Since falling out of academia, I’ve had trouble with follow through. I have great ideas, then I think, “Why bother? I have no means of getting my ideas out there.” It’s a huge problem for me. I’m sure it’s a huge problem for lots of people. But without audiences and deadlines and some sort of creative/intellectual exchange, how is it functionally different to just think through a musical idea rather than thinking through the idea and actually bothering to write it down?

Once you feel you’ve gotten all the intellectual fulfillment you’re going to get from the meta-composition, how do you make yourself follow through? It’s easy to fall into the trap of just thinking things through and then jumping to the next meta-composition. I’ve got an obscene quantity of meta-compositions stacking up on my back burner. They’re probably creating a fire hazard at this point.

Obviously, I know why I should bother. I really love what I do. Plus the act of actually writing the thing down really solidifies it. There’s feedback between the executed composition and the meta composition. In the end, you end up someplace different from where you started. If you’re lucky you learn something from the process. And on top of that, there might at some point be a performance opportunity; that complete lack of audience is illusory. Still, the lure of the next meta-composition is just so shiny. And it combines unhealthily with a perceived lack of audience.

So to the vast quantity of readers who have accumulated since I began my blog just yesterday: Outside of a collegial environment of musical exchange and feedback, how do you motivate yourself to do the thing you love? I’m hoping the act of blogging will help push me towards execution.

2 thoughts on “Follow Through

  1. I hope that you have the follow-through to blog (fairly) regularly. Congrats on the new space.

    I feel that urge to not follow-through all the time. Recently, I heard of an interesting model of defeating procrastination. If you can get started, give yourself a 5:1 ratio of work:distraction. It supposedly makes the work actually work better, which itself then lends towards getting started at working better. In fact, I’m in my “1” right now, and I’ll probably be getting back to the “5” momentarily. My project: authoring a How To book (I’m nearing getting done with the larger half, if that makes any sense.) and maybe can even finish that off tonight. We’ll see.

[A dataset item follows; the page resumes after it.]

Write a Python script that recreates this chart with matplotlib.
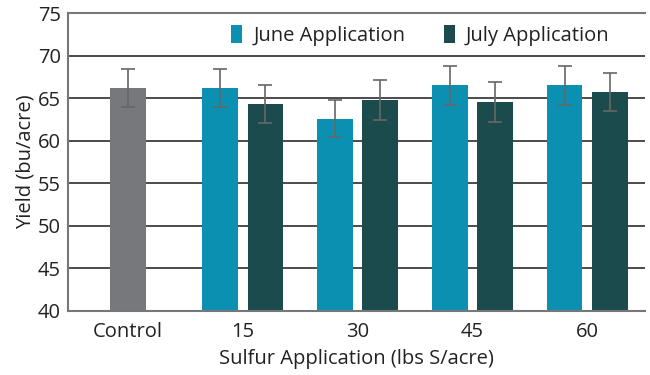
import matplotlib
matplotlib.use("Agg")
import matplotlib.pyplot as plt
import numpy as np

# data
groups = ["Control", "15", "30", "45", "60"]
control_yield = 66.2
control_err = 2.2
june_yield = [66.2, 62.6, 66.5, 66.5]
june_err = [2.2, 2.2, 2.25, 2.25]
july_yield = [64.3, 64.8, 64.6, 65.7]
july_err = [2.2, 2.35, 2.35, 2.25]

gray = "#77787c"
june_color = "#0b90b1"
july_color = "#1b4b4c"
err_color = "#666666"

plt.rcParams["font.family"] = ["Open Sans", "DejaVu Sans"]
fs = 14.5

fig = plt.figure(figsize=(6.5, 3.75), dpi=100)
ax = fig.add_axes([0.1046, 0.1707, 0.8874, 0.7943])

x = np.arange(len(groups))
width = 0.31
offset = 0.198
err_kw = dict(ecolor=err_color, capsize=4.7, elinewidth=1.2, capthick=1.2)

ax.bar(x[0], control_yield - 40, bottom=40, width=width, color=gray,
       yerr=control_err, error_kw=err_kw, zorder=2)
ax.bar(x[1:] - offset, np.array(june_yield) - 40, bottom=40, width=width,
       color=june_color, yerr=june_err, error_kw=err_kw, zorder=2,
       label="June Application")
ax.bar(x[1:] + offset, np.array(july_yield) - 40, bottom=40, width=width,
       color=july_color, yerr=july_err, error_kw=err_kw, zorder=2,
       label="July Application")

ax.set_ylim(40, 75)
ax.set_xlim(-0.52, 4.5)
ax.set_yticks(np.arange(40, 76, 5))
ax.set_xticks(x)
ax.set_xticklabels(groups)
ax.tick_params(axis="both", length=0, labelsize=fs, colors="#222222")
ax.tick_params(axis="x", pad=8)
ax.tick_params(axis="y", pad=5)

for yv in range(45, 75, 5):
    ax.axhline(yv, color="#1a1a1a", lw=1.1, zorder=1)

for side in ["top", "left", "bottom"]:
    ax.spines[side].set_color("#777777")
    ax.spines[side].set_linewidth(1.5)
ax.spines["right"].set_visible(False)

ax.set_xlabel("Sulfur Application (lbs S/acre)", fontsize=fs, color="#222222", labelpad=5)
ax.set_ylabel("Yield (bu/acre)", fontsize=fs, color="#222222", labelpad=2)

ax.legend(loc="upper right", ncol=2, frameon=False, fontsize=fs,
          handlelength=0.55, handleheight=0.95, handletextpad=0.55,
          columnspacing=1.9, bbox_to_anchor=(0.97, 1.02), labelcolor="#222222")

fig.savefig("out.png", dpi=100)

    • That’s a pretty good model. I think it’s pretty crucial to break up the work one way or another. Otherwise your attention flags and you work more slowly and you have no fun. When I was working on my dissertation, I used to work until I couldn’t stand it then set a timer for 15 minutes and play video games. Then back to the dissertation. As the project progressed (or as I got to more infuriating parts of the project), the work until I couldn’t stand it dropped from fairly respectable chunks of time to something more like 2 minutes. I’m hoping the discrete doable task helps combat that. It’s less open ended than until-I-can’t-stand-it, and it should reinforce actually working with a sense of accomplishment.